You are a recipient of Random nerves that fire in my brain while I await HQ to FIX a BUG that prevents email of comments to my designated account.

BTW Tartaglia was a scientist mathematician like Avogadro but also played a killer sport !

Were all waiting for them to fix it. I have emailed, posted bug reports, etc

The unit of mass is the gram/gramme - two items with different amounts of grams have different masses.

Both 1.01g hydrogen and 12g carbon contain the same number of atoms, but the hydrogen atoms are 12 times less massive.

Just to complicate things for you, the hydrogen does not have the same number of discreet particles as the carbon, because hydrogen gas is diatomic - it floats around in covalently-bonded pairs, H2 (that "2" should, of course, be subscript). That means the 6x10^23 atoms of hydrogen are actually in the form of 3x10^23 molecules of hydrogen.


Moles are not about mass, they are about numbers of things. Vis:



The number of moles (or mol) of a chemical is a measure proportional to the number of actual molecules, or atoms, in the sample.

Since this is chemistry class, imagine that you have two glass beakers in front of you. Each contains a clear liquid.

One beaker is labeled, "2.5 mol H20", meaning it contains 2.5 mol of water. (Note the molecular weight of water is approximately, 1*16+2*1 = 18 g/mol)

The other beaker is labeled, "2.5 mol CH3CH2OH", meaning it contains 2.5 mol of ethanol. (Note the molecular of ethanol is approximately, 2*12+1*16+6*1 = 46 g/mol)

I claim each beaker contains approximately the same number of molecules, either water (H2O) molecules, or ethanol molecules (CH3CH2OH), respectively.

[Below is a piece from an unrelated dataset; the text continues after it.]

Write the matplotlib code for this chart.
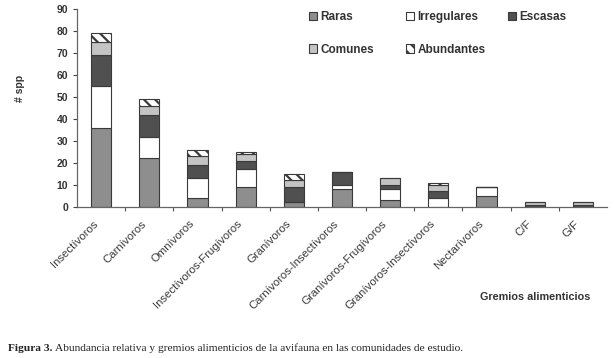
import matplotlib
matplotlib.use("Agg")
import matplotlib.pyplot as plt
import matplotlib.transforms as mtransforms
import numpy as np

gremios = ["Insectívoros", "Carnívoros", "Omnívoros", "Insectívoros-Frugívoros",
           "Granívoros", "Carnívoros-Insectívoros", "Granívoros-Frugívoros",
           "Granívoros-Insectívoros", "Nectarívoros", "C/F", "G/F"]
raras = [36, 22, 4, 9, 2, 8, 3, 0, 5, 0, 0]
irregulares = [19, 10, 9, 8, 0, 2, 5, 4, 4, 0, 0]
escasas = [14, 10, 6, 4, 7, 6, 2, 3, 0, 1, 1]
comunes = [6, 4, 4, 3, 3, 0, 3, 3, 0, 1, 1]
abundantes = [4, 3, 3, 1, 3, 0, 0, 1, 0, 0, 0]

series = [("Raras", raras, "#8e8e8e", None),
          ("Irregulares", irregulares, "white", None),
          ("Escasas", escasas, "#505050", None),
          ("Comunes", comunes, "#c4c4c4", None),
          ("Abundantes", abundantes, "white", "\\\\\\")]

plt.rcParams['font.family'] = ['Liberation Sans', 'DejaVu Sans']
plt.rcParams['hatch.linewidth'] = 1.6
plt.rcParams['hatch.color'] = '#333333'

fig = plt.figure(figsize=(6.14, 3.58), dpi=100)
ax = fig.add_axes([0.1254, 0.4226, 0.8632, 0.5514])

x = np.arange(len(gremios))
bottom = np.zeros(len(gremios))
handles = []
for nombre, vals, color, hatch in series:
    vals = np.array(vals, dtype=float)
    b = ax.bar(x, vals, 0.42, bottom=bottom, color=color, edgecolor="#3a3a3a",
               linewidth=0.8, hatch=hatch, label=nombre)
    handles.append(b)
    bottom += vals

ax.set_xlim(-0.5, len(gremios) - 0.5)
ax.set_ylim(0, 90)
ax.set_yticks(range(0, 91, 10))
ax.tick_params(axis="y", labelsize=7.5, colors="#444444", length=3, width=0.8)
for t in ax.get_yticklabels():
    t.set_fontweight("bold")
    t.set_color("#333333")

ax.set_xticks(x)
ax.set_xticklabels(gremios, rotation=45, ha="right", va="center",
                   rotation_mode="anchor", fontsize=8.2, color="#3a3a3a")
ax.tick_params(axis="x", length=0, pad=11)
# correr las etiquetas un poco a la izquierda
desplaz = mtransforms.ScaledTranslation(-5 / 100, 0, fig.dpi_scale_trans)
for t in ax.get_xticklabels():
    t.set_transform(t.get_transform() + desplaz)
ax.set_xticks(np.arange(0.5, len(gremios) - 0.5, 1), minor=True)
ax.tick_params(axis="x", which="minor", length=3, width=0.8, colors="#555555")

for s in ["top", "right"]:
    ax.spines[s].set_visible(False)
for s in ["left", "bottom"]:
    ax.spines[s].set_color("#666666")
    ax.spines[s].set_linewidth(0.9)

ax.set_ylabel("# spp", fontsize=7.5, fontweight="bold", color="#333333")
ax.yaxis.set_label_coords(-0.098, 0.6)

# leyenda: tres columnas colocadas a mano
columnas = [([0, 3], 303), ([1, 4], 400), ([2], 502)]
for idx, px in columnas:
    fig.legend([handles[i] for i in idx], [series[i][0] for i in idx],
               loc="upper left", bbox_to_anchor=(px / 614, 1 - 5 / 358),
               frameon=False, borderpad=0, prop={"weight": "bold", "size": 8.5},
               handlelength=0.7, handleheight=0.7, handletextpad=0.3,
               labelspacing=1.75, labelcolor="#333333")

fig.text(0.782, 0.163, "Gremios alimenticios", fontsize=7.8, fontweight="bold",
         color="#333333")

fig.text(0.013, 0.02, "Figura 3.", fontsize=8.2, fontweight="bold",
         family=["Liberation Serif", "DejaVu Serif"], color="#222222")
fig.text(0.09, 0.02, "Abundancia relativa y gremios alimenticios de la avifauna en las comunidades de estudio.",
         fontsize=8.2, family=["Liberation Serif", "DejaVu Serif"], color="#222222")

fig.savefig("out.png", dpi=100)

Obviously, I can't tell that just from looking at the samples, because the molecules are too tiny to see, and too numerous to count. However I can infer this (assuming the labels on the beakers are truthful), because moles are proportional to the number of molecules. I know each sample has the same number of mols (i.e. 2.5 mols in this case) which implies each has the same number of molecules.

So which beaker weighs, erm masses, more? I mean excluding the mass of the glass beaker itself.

2.5 mol of water should weigh, have a mass of,
(2.5 mol)*(18 g/mol) = 45 g

2.5 mol of ethanol should weigh, have a mass of,
(2.5 mol)*(46 g/mol) = 115 g

So the beaker containing the 2.5 mol of ethanol should be significantly heavier, and this makes sense considering the individual molecules are heavier.

Also the volume of the ethanol sample, measured in millilitres, will be larger too. If you understand how density works, you can calculate the expected volume, in mL, of each liquid sample.

By the way, I happen to live in a universe where the molecular weights of chemicals are always exact integers. So if you're wondering why my calculations don't have lots of numbers on the right side of the decimal point, that's why. It is because I am just approximating these numbers. For example, I said the molecular weight of water (H2O) was simply: 1+1+16 = 18 g/mol. I think in your universe, which has more precision, the same calculation looks like: 1.00795+1.00795+15.9994 = 18.0153 g/mol

Also, another observation I thought I would mention, is that my approximate molecular weights are simply based on the number of nucleons (i.e protons and neutrons) in a single molecule of that chemical, assuming uniform isotopic composition for the atoms involved. For example, I am imagining a water molecule is made from one oxygen atom (each with 8 protons and 8 neutrons) plus two hydrogen atoms (each with 1 proton and 0 neutrons), for a total of (8+8)+2*(1+0) = 18 nucleons total. Notice that this number, 18, multitplied by (1 g/mol) is approximately equal to the molecular mass for water: 18 g/mol

Most of the mass, in any sample of ordinary matter, is due to the masses of protons and neutrons. However, the precise, several decimal point numbers for atomic masses given on the periodic table, these numbers account for other corrections too, like average isotopic abundance, the mass difference between protons and neutrons, the masses of the electrons too. Also "missing mass", aka binding energy, I think that's in there too. I mention this, just in case you were wondering where all these numbers come from.